_PROBLEM DESCRIPTION_
Where a line in the listing contains the string "React", copy that line out.

_EXTRACTED ENTRIES_
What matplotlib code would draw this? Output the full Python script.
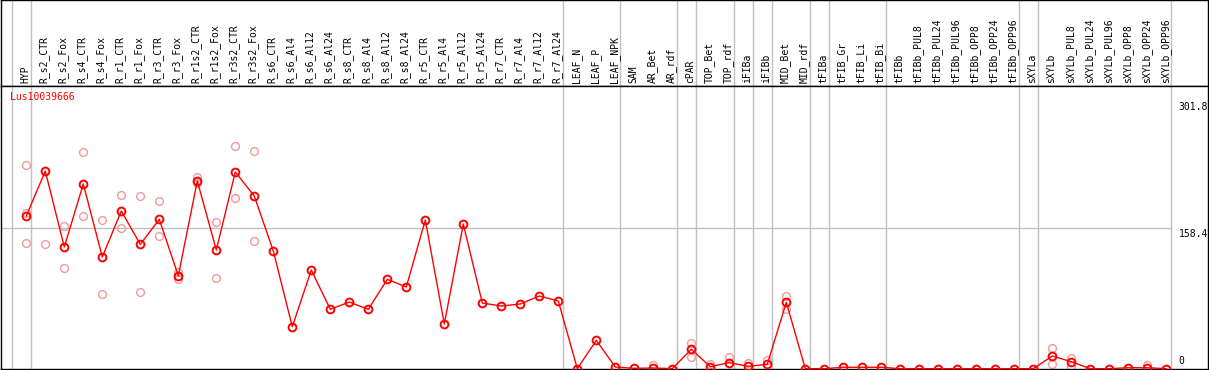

==

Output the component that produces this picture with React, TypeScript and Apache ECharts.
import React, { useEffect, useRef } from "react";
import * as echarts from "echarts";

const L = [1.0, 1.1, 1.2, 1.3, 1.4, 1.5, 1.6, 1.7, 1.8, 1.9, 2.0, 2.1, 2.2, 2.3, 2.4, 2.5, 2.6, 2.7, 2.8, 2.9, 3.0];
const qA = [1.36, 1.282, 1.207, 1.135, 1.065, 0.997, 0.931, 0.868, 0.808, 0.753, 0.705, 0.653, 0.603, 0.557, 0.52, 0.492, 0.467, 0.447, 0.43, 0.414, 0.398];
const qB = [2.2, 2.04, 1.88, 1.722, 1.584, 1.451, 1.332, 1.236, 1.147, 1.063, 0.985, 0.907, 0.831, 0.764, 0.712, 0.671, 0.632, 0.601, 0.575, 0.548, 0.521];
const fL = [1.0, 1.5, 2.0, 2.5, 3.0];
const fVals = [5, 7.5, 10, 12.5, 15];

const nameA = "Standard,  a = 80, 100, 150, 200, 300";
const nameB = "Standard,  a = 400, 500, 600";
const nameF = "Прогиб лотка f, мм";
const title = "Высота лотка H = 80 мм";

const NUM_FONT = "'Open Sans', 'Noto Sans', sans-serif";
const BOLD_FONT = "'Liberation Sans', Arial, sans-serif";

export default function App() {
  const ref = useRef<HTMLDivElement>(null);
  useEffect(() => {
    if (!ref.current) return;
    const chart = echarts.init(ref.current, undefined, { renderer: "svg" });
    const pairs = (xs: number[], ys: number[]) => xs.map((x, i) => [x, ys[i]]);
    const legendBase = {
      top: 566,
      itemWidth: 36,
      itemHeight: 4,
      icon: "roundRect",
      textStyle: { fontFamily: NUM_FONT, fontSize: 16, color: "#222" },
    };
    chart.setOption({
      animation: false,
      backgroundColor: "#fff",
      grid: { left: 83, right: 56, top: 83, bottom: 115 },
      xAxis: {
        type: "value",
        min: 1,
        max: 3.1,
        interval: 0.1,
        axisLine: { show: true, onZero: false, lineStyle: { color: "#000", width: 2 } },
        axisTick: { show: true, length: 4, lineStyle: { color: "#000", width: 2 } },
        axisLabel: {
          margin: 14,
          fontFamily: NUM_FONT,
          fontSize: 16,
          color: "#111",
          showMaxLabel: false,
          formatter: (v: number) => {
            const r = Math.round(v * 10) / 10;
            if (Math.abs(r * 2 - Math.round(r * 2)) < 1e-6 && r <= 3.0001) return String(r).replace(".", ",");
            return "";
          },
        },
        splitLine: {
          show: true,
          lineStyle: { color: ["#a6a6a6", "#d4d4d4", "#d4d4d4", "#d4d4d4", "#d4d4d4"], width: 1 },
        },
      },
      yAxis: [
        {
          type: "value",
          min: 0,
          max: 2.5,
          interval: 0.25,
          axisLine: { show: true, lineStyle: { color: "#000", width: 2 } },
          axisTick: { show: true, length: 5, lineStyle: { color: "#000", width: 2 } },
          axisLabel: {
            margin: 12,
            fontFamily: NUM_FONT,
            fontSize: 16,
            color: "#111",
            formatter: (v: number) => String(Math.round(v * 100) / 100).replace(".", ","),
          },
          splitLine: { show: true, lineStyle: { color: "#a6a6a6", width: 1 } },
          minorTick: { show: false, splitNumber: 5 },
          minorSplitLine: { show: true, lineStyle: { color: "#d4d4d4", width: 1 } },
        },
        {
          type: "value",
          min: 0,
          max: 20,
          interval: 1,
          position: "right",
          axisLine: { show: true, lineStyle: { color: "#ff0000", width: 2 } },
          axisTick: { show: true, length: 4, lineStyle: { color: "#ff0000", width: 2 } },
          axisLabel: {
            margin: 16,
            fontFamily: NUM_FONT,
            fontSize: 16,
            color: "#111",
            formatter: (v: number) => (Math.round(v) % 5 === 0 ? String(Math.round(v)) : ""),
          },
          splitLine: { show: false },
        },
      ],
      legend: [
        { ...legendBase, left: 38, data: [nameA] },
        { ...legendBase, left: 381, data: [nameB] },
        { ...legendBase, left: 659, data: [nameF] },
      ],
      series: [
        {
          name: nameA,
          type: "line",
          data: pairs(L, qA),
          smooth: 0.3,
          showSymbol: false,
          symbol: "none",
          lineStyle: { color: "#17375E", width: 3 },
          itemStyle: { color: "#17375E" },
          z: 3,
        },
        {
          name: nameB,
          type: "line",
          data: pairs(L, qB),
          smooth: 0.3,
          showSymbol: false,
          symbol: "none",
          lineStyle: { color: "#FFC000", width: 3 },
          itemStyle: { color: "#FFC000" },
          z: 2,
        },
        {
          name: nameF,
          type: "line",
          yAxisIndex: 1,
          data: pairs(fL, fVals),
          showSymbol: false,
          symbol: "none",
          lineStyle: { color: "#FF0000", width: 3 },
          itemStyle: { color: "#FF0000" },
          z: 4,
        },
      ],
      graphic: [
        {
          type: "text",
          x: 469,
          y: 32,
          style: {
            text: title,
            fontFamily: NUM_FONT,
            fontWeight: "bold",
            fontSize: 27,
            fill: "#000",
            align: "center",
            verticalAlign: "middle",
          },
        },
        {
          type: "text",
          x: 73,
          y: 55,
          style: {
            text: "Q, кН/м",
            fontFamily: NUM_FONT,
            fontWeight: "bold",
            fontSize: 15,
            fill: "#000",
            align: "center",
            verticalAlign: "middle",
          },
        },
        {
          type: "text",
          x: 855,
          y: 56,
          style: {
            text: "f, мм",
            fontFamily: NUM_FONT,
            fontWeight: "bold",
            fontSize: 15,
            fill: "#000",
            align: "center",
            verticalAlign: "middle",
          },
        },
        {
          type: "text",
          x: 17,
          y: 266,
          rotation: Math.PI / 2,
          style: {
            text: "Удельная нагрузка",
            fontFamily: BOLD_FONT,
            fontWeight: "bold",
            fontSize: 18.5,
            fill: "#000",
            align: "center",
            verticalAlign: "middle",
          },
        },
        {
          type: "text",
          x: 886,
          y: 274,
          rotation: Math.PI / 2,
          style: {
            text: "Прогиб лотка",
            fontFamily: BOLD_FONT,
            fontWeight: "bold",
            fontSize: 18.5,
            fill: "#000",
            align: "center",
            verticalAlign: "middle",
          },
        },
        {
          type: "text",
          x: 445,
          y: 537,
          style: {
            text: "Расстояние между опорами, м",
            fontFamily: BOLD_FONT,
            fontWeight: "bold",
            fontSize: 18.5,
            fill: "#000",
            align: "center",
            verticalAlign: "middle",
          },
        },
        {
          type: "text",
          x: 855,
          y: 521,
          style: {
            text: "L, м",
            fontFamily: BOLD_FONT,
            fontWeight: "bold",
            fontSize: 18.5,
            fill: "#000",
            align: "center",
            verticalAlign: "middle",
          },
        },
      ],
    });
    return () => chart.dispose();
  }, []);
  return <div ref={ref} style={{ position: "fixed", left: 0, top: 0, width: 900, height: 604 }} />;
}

--

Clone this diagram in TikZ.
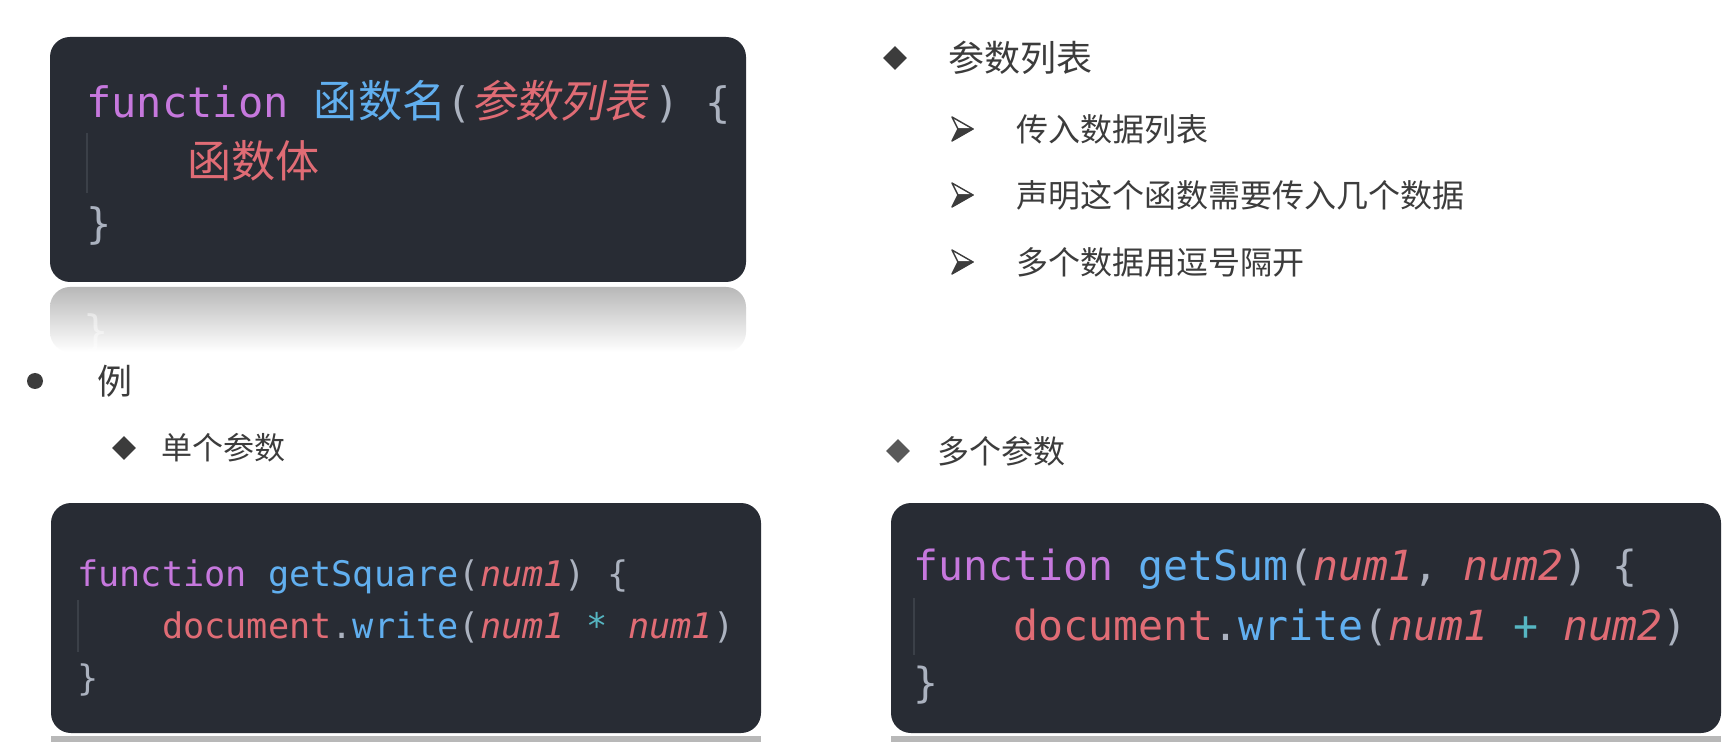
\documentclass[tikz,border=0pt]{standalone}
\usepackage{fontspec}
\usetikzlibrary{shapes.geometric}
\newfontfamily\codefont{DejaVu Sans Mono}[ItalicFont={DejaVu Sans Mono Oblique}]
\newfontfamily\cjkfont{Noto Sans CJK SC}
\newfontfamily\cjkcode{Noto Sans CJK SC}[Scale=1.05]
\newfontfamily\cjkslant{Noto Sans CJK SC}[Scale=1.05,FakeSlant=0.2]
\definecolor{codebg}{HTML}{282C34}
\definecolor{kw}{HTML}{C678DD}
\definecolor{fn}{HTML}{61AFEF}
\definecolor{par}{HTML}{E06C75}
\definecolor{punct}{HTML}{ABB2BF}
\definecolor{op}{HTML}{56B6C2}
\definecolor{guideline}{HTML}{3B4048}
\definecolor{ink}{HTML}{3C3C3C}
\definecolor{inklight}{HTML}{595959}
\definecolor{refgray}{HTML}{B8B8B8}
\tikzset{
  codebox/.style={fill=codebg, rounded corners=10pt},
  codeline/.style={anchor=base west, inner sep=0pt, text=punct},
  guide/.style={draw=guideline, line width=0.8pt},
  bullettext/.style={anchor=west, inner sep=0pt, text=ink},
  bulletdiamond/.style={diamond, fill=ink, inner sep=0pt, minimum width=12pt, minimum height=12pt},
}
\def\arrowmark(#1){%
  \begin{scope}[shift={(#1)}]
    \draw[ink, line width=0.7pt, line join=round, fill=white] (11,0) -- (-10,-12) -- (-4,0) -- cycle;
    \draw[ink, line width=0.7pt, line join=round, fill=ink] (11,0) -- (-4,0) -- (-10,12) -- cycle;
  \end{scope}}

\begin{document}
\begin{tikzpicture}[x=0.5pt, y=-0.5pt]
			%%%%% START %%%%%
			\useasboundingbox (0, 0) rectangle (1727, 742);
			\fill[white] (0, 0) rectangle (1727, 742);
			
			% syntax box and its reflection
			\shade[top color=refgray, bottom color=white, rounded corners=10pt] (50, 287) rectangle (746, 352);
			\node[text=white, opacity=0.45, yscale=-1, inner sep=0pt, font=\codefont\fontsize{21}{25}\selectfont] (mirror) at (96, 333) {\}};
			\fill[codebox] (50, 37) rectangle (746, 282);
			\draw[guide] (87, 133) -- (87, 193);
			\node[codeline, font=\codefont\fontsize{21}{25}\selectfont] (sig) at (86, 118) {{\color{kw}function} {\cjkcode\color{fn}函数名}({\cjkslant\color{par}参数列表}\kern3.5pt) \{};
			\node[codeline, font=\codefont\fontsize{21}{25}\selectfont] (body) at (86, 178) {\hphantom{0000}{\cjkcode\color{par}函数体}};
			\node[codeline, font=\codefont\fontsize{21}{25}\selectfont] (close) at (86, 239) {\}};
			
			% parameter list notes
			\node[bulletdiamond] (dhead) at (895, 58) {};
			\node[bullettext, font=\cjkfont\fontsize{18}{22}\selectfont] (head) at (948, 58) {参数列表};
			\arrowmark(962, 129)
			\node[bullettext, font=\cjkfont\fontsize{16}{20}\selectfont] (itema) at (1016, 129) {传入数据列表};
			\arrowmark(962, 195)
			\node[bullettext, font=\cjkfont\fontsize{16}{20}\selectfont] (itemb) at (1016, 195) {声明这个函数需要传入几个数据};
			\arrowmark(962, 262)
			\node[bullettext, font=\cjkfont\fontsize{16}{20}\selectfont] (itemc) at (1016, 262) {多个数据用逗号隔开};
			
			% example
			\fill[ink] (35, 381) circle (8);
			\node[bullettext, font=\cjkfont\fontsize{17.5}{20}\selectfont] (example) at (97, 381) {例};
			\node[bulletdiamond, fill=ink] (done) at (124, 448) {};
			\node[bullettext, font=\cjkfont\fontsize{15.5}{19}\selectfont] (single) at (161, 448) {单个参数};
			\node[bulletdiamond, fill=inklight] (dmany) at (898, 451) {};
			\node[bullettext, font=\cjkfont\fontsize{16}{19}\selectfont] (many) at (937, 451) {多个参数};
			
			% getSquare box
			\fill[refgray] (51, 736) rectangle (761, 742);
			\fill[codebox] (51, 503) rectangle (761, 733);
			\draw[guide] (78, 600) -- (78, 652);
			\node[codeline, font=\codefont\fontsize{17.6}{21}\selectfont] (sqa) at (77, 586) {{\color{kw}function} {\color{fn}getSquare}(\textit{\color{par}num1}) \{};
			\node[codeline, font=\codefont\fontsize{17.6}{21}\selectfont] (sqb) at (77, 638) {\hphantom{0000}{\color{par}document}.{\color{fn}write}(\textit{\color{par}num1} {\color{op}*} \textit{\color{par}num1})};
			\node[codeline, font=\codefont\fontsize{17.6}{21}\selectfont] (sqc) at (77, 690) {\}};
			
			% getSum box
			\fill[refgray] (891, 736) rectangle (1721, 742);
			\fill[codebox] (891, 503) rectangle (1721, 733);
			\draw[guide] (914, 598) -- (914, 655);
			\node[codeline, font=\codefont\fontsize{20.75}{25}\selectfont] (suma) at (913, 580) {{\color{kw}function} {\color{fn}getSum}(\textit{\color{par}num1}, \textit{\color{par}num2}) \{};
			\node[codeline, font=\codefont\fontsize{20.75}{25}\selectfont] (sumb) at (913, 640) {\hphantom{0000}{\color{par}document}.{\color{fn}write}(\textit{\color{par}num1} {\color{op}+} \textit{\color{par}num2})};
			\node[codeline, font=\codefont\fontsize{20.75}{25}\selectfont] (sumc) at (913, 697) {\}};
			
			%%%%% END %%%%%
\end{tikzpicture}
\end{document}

_THE SOLUTION_
Output the component that produces this picture with React, TypeScript and Apache ECharts.
import React, { useEffect, useRef } from "react";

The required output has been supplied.